Johannes Welsch, who recently submitted his PhD in Agro-ecology, says that, shelter belts are a farm-friendly way to improve carbon sequestration outcomes in the agricultural sector, and may be one answer to growing consumer concern around the environmental footprint of farming and the need for New Zealand farms to adapt to climate change.
“The general population, both in New Zealand and in key overseas markets, are becoming more concerned about where their food comes from and the environmental impact of its production. The agricultural sector should be motivated to get out in front of a new wave of opportunity fuelled by consumer concern, with the aim of cornering that high end of the market.” Carbon sequestration could be a key part of this approach.
As Canterbury becomes warmer, drier and windier, with more frequent droughts and storms, increased efficiency of water use and farming practices will be necessary to maintain and increase production.

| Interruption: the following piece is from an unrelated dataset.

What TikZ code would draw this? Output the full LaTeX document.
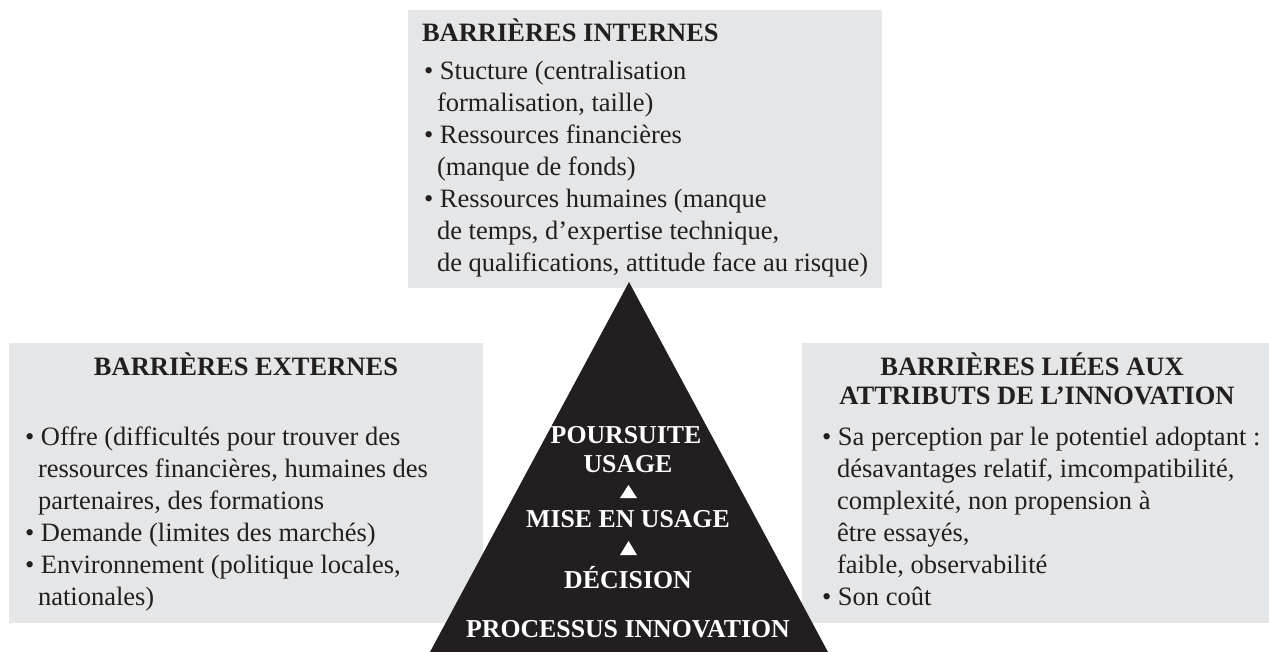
\documentclass[tikz,border=0pt]{standalone}
\usepackage{fontspec}
\setmainfont{Liberation Serif}
\definecolor{panelgray}{HTML}{E5E6E8}
\definecolor{ink}{HTML}{231F20}
\begin{document}
\begin{tikzpicture}[x=1pt,y=-1pt,
    panel/.style={fill=panelgray, anchor=north west},
    txt/.style={font=\fontsize{26.5}{32}\selectfont, text=ink, anchor=base west},
    head/.style={font=\fontsize{26.5}{32}\selectfont\bfseries, text=ink, anchor=base},
    stage/.style={font=\fontsize{25.8}{30}\selectfont\bfseries, text=white, anchor=base}]
    \tikzstyle{every node}+=[inner sep=0pt, outer sep=0pt]
    \useasboundingbox (0,0) rectangle (1269,652);
    % panels
    \node [panel, minimum width=474pt, minimum height=278pt] (internes) at (408,10) {};
    \node [panel, minimum width=474pt, minimum height=280pt] (externes) at (9,343) {};
    \node [panel, minimum width=467pt, minimum height=280pt] (attributs) at (802,343) {};
    % triangle
    \coordinate (sommet) at (629,282);
    \coordinate (baseD) at (828,652);
    \coordinate (baseG) at (430,652);
    \fill [ink] (sommet) -- (baseD) -- (baseG) -- cycle;
    \fill [white] (620,498) -- (637,498) -- (628.5,485) -- cycle;
    \fill [white] (620,555) -- (637,555) -- (628.5,541) -- cycle;
    \node [stage] (poursuite) at (626,443) {POURSUITE};
    \node [stage] (usage) at (628,472) {USAGE};
    \node [stage] (mise) at (628,527) {MISE EN USAGE};
    \node [stage] (decision) at (628,588) {DÉCISION};
    \node [stage] (processus) at (628,637) {PROCESSUS INNOVATION};
    % barrieres internes
    \node [head, anchor=base west] (intT) at (422,42) {BARRIÈRES INTERNES};
    \node [txt] (int1) at (424,80) {• Stucture (centralisation};
    \node [txt] (int2) at (437,112) {formalisation, taille)};
    \node [txt] (int3) at (424,144) {• Ressources financières};
    \node [txt] (int4) at (437,176) {(manque de fonds)};
    \node [txt] (int5) at (424,208) {• Ressources humaines (manque};
    \node [txt] (int6) at (437,240) {de temps, d’expertise technique,};
    \node [txt] (int7) at (437,272) {de qualifications, attitude face au risque)};
    % barrieres externes
    \node [head] (extT) at (246,375) {BARRIÈRES EXTERNES};
    \node [txt] (ext1) at (25,445) {• Offre (difficultés pour trouver des};
    \node [txt] (ext2) at (38,477) {ressources financières, humaines des};
    \node [txt] (ext3) at (38,509) {partenaires, des formations};
    \node [txt] (ext4) at (25,541) {• Demande (limites des marchés)};
    \node [txt] (ext5) at (25,573) {• Environnement (politique locales,};
    \node [txt] (ext6) at (38,605) {nationales)};
    % barrieres liees aux attributs
    \node [head] (attT1) at (1032,375) {BARRIÈRES LIÉES AUX};
    \node [head] (attT2) at (1037,404) {ATTRIBUTS DE L’INNOVATION};
    \node [txt] (att1) at (822,445) {• Sa perception par le potentiel adoptant :};
    \node [txt] (att2) at (837,477) {désavantages relatif, imcompatibilité,};
    \node [txt] (att3) at (837,509) {complexité, non propension à};
    \node [txt] (att4) at (837,541) {être essayés,};
    \node [txt] (att5) at (837,573) {faible, observabilité};
    \node [txt] (att6) at (822,605) {• Son coût};
\end{tikzpicture}
\end{document}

Wind is one of the few elements that farmers can control with the use of windbreaks and shelterbelts. Ironically, says Johannes, over the past few decades many shelterbelts have been removed to facilitate irrigation equipment and more intensive land use.
“A case study on shelterbelt loss in central Canterbury revealed a reduction of 46% between 1984 and 2004 as a result of dairy conversions. It is mind boggling how many huge areas have become green pasture deserts.” He began to question what else is lost with these removals and whether opportunities to sequester carbon dioxide are being sacrificed.
Johannes visited 34 sheep, beef, dairy and arable farms in the Canterbury region, from Banks Peninsula to the foothills of the Alps, to investigate their use of shelterbelts and the benefits of these, including increased biodiversity, soil ecology and shade and shelter for stock. Shelterbelts have also been shown to raise agricultural productivity. “Shelterbelt species selection with strategic placement and clear objectives can have numerous potential benefits to farm productivity and profitability.”
“It is only a matter of time before this happens,” says Johannes. “There is growing pressure on farmers to do their bit and government policies may change. Farmers should look at the ‘free’ benefits they will gain across the whole farm. Shelterbelts are not a short-term panacea, but a mid- to long-term proposition that requires a flexible approach and site-specific solutions. They contribute to equity for future generations, position farmers for a ‘low carbon’ future and enable adaption to a changing climate.”
Concern has been raised over the large-scale use of potentially fertile agricultural land for permanent forest carbon sinks, but Johannes emphasises that most shelterbelts are planted along, boundaries, slopes or gullies, roadsides and on marginal land. “The planting of these areas with shelterbelts benefits not only the farmer but New Zealand as a whole.”
With only one percent of native vegetation remaining on the Canterbury plains, and native species averaging similar amounts of carbon per hectare to exotic species, he recommends planting a mixture of native and exotic species to give optimal benefits of shelter, permeability, low maintenance, wildlife habitat, resistance to drought, frost and snow, is aesthetically pleasing and increases property values.
“It doesn’t have to be done overnight either. Existing exotic shelterbelts can gradually be replaced with native species.”
Johannes Welsch recently submitted his PhD in Agri-ecology at Lincoln University and is working on native vegetation and biodiversity projects on farms across the Canterbury Plains with Te Ara Kākāriki – Canterbury Greenway Trust.